**WORK REQUIRED**.
Images are not part of the copy; transcribe all the data exactly.

## BEGIN MATERIAL

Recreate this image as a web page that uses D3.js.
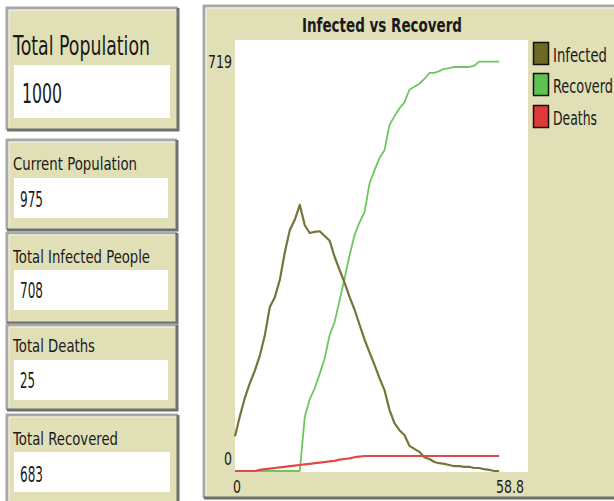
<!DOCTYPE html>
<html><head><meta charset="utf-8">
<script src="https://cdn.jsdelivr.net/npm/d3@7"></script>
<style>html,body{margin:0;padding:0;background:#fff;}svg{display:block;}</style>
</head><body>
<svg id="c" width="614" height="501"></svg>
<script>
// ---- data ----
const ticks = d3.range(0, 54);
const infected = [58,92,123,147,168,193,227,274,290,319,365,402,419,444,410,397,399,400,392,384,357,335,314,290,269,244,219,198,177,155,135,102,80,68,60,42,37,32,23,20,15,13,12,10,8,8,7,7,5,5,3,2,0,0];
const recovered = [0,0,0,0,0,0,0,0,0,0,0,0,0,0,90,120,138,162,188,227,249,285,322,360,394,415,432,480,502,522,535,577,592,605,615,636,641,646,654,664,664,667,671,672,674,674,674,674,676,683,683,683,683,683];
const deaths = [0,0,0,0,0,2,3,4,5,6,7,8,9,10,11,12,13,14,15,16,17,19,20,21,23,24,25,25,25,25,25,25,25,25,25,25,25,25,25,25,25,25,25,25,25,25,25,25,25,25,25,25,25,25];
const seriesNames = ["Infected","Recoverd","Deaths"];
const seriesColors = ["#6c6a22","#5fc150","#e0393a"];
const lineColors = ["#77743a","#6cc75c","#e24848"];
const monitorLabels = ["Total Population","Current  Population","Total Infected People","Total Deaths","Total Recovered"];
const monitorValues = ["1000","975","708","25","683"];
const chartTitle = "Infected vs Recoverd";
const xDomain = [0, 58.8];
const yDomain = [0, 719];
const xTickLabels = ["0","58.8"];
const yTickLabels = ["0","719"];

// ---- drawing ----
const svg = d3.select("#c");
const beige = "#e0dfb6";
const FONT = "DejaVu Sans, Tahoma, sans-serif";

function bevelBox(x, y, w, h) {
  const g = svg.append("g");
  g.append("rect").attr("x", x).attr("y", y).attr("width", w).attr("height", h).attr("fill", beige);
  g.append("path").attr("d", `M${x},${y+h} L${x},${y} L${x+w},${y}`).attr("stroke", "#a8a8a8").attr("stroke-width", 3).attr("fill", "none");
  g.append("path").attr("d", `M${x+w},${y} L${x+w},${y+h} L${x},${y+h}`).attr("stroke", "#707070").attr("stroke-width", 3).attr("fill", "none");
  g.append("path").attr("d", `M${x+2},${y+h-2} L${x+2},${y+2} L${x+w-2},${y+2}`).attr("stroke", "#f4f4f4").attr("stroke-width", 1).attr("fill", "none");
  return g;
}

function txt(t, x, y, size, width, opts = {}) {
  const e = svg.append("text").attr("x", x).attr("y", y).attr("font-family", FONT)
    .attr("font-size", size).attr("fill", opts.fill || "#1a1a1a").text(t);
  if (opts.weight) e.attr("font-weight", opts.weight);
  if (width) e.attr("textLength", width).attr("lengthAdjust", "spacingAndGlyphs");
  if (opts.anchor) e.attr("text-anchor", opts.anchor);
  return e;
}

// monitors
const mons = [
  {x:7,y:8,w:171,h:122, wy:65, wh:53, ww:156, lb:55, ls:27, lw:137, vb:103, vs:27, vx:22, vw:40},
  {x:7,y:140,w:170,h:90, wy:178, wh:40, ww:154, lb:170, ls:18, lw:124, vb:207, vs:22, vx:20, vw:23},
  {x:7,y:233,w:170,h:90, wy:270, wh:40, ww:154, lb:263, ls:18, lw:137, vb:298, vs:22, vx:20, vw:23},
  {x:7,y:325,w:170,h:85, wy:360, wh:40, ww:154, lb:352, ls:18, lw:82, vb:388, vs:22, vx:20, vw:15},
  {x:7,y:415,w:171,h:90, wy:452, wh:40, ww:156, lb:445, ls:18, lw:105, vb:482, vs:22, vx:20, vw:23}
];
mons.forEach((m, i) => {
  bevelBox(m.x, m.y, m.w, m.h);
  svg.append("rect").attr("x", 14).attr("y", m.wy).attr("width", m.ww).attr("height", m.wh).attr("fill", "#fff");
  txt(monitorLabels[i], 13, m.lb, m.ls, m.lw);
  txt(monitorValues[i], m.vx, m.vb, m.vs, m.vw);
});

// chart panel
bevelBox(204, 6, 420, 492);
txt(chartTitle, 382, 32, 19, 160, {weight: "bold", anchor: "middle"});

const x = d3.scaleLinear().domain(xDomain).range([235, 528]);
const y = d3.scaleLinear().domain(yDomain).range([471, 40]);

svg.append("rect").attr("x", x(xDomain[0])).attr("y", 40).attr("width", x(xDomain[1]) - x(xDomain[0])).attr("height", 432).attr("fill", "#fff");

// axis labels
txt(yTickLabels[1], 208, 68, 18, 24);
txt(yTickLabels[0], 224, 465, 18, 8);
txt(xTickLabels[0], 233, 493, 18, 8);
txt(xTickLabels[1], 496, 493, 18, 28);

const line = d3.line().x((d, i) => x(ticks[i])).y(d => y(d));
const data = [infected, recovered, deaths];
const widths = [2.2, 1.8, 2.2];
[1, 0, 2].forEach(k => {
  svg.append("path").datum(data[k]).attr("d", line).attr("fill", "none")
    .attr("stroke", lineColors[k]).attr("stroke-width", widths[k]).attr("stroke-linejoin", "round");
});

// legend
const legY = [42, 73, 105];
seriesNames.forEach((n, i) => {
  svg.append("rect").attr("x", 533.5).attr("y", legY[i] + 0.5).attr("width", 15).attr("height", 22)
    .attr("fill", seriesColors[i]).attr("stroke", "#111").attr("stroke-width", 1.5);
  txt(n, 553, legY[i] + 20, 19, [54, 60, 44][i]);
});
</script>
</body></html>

## END MATERIAL

**RESULT**.
Recreate this image as a web page that uses D3.js.
<!DOCTYPE html>
<html><head><meta charset="utf-8">
<script src="https://cdn.jsdelivr.net/npm/d3@7"></script>
<style>html,body{margin:0;padding:0;background:#fff;}svg{display:block;}</style>
</head><body>
<svg id="c" width="614" height="501"></svg>
<script>
// ---- data ----
const ticks = d3.range(0, 54);
const infected = [58,92,123,147,168,193,227,274,290,319,365,402,419,444,410,397,399,400,392,384,357,335,314,290,269,244,219,198,177,155,135,102,80,68,60,42,37,32,23,20,15,13,12,10,8,8,7,7,5,5,3,2,0,0];
const recovered = [0,0,0,0,0,0,0,0,0,0,0,0,0,0,90,120,138,162,188,227,249,285,322,360,394,415,432,480,502,522,535,577,592,605,615,636,641,646,654,664,664,667,671,672,674,674,674,674,676,683,683,683,683,683];
const deaths = [0,0,0,0,0,2,3,4,5,6,7,8,9,10,11,12,13,14,15,16,17,19,20,21,23,24,25,25,25,25,25,25,25,25,25,25,25,25,25,25,25,25,25,25,25,25,25,25,25,25,25,25,25,25];
const seriesNames = ["Infected","Recoverd","Deaths"];
const seriesColors = ["#6c6a22","#5fc150","#e0393a"];
const lineColors = ["#77743a","#6cc75c","#e24848"];
const monitorLabels = ["Total Population","Current  Population","Total Infected People","Total Deaths","Total Recovered"];
const monitorValues = ["1000","975","708","25","683"];
const chartTitle = "Infected vs Recoverd";
const xDomain = [0, 58.8];
const yDomain = [0, 719];
const xTickLabels = ["0","58.8"];
const yTickLabels = ["0","719"];

// ---- drawing ----
const svg = d3.select("#c");
const beige = "#e0dfb6";
const FONT = "DejaVu Sans, Tahoma, sans-serif";

function bevelBox(x, y, w, h) {
  const g = svg.append("g");
  g.append("rect").attr("x", x).attr("y", y).attr("width", w).attr("height", h).attr("fill", beige);
  g.append("path").attr("d", `M${x},${y+h} L${x},${y} L${x+w},${y}`).attr("stroke", "#a8a8a8").attr("stroke-width", 3).attr("fill", "none");
  g.append("path").attr("d", `M${x+w},${y} L${x+w},${y+h} L${x},${y+h}`).attr("stroke", "#707070").attr("stroke-width", 3).attr("fill", "none");
  g.append("path").attr("d", `M${x+2},${y+h-2} L${x+2},${y+2} L${x+w-2},${y+2}`).attr("stroke", "#f4f4f4").attr("stroke-width", 1).attr("fill", "none");
  return g;
}

function txt(t, x, y, size, width, opts = {}) {
  const e = svg.append("text").attr("x", x).attr("y", y).attr("font-family", FONT)
    .attr("font-size", size).attr("fill", opts.fill || "#1a1a1a").text(t);
  if (opts.weight) e.attr("font-weight", opts.weight);
  if (width) e.attr("textLength", width).attr("lengthAdjust", "spacingAndGlyphs");
  if (opts.anchor) e.attr("text-anchor", opts.anchor);
  return e;
}

// monitors
const mons = [
  {x:7,y:8,w:171,h:122, wy:65, wh:53, ww:156, lb:55, ls:27, lw:137, vb:103, vs:27, vx:22, vw:40},
  {x:7,y:140,w:170,h:90, wy:178, wh:40, ww:154, lb:170, ls:18, lw:124, vb:207, vs:22, vx:20, vw:23},
  {x:7,y:233,w:170,h:90, wy:270, wh:40, ww:154, lb:263, ls:18, lw:137, vb:298, vs:22, vx:20, vw:23},
  {x:7,y:325,w:170,h:85, wy:360, wh:40, ww:154, lb:352, ls:18, lw:82, vb:388, vs:22, vx:20, vw:15},
  {x:7,y:415,w:171,h:90, wy:452, wh:40, ww:156, lb:445, ls:18, lw:105, vb:482, vs:22, vx:20, vw:23}
];
mons.forEach((m, i) => {
  bevelBox(m.x, m.y, m.w, m.h);
  svg.append("rect").attr("x", 14).attr("y", m.wy).attr("width", m.ww).attr("height", m.wh).attr("fill", "#fff");
  txt(monitorLabels[i], 13, m.lb, m.ls, m.lw);
  txt(monitorValues[i], m.vx, m.vb, m.vs, m.vw);
});

// chart panel
bevelBox(204, 6, 420, 492);
txt(chartTitle, 382, 32, 19, 160, {weight: "bold", anchor: "middle"});

const x = d3.scaleLinear().domain(xDomain).range([235, 528]);
const y = d3.scaleLinear().domain(yDomain).range([471, 40]);

svg.append("rect").attr("x", x(xDomain[0])).attr("y", 40).attr("width", x(xDomain[1]) - x(xDomain[0])).attr("height", 432).attr("fill", "#fff");

// axis labels
txt(yTickLabels[1], 208, 68, 18, 24);
txt(yTickLabels[0], 224, 465, 18, 8);
txt(xTickLabels[0], 233, 493, 18, 8);
txt(xTickLabels[1], 496, 493, 18, 28);

const line = d3.line().x((d, i) => x(ticks[i])).y(d => y(d));
const data = [infected, recovered, deaths];
const widths = [2.2, 1.8, 2.2];
[1, 0, 2].forEach(k => {
  svg.append("path").datum(data[k]).attr("d", line).attr("fill", "none")
    .attr("stroke", lineColors[k]).attr("stroke-width", widths[k]).attr("stroke-linejoin", "round");
});

// legend
const legY = [42, 73, 105];
seriesNames.forEach((n, i) => {
  svg.append("rect").attr("x", 533.5).attr("y", legY[i] + 0.5).attr("width", 15).attr("height", 22)
    .attr("fill", seriesColors[i]).attr("stroke", "#111").attr("stroke-width", 1.5);
  txt(n, 553, legY[i] + 20, 19, [54, 60, 44][i]);
});
</script>
</body></html>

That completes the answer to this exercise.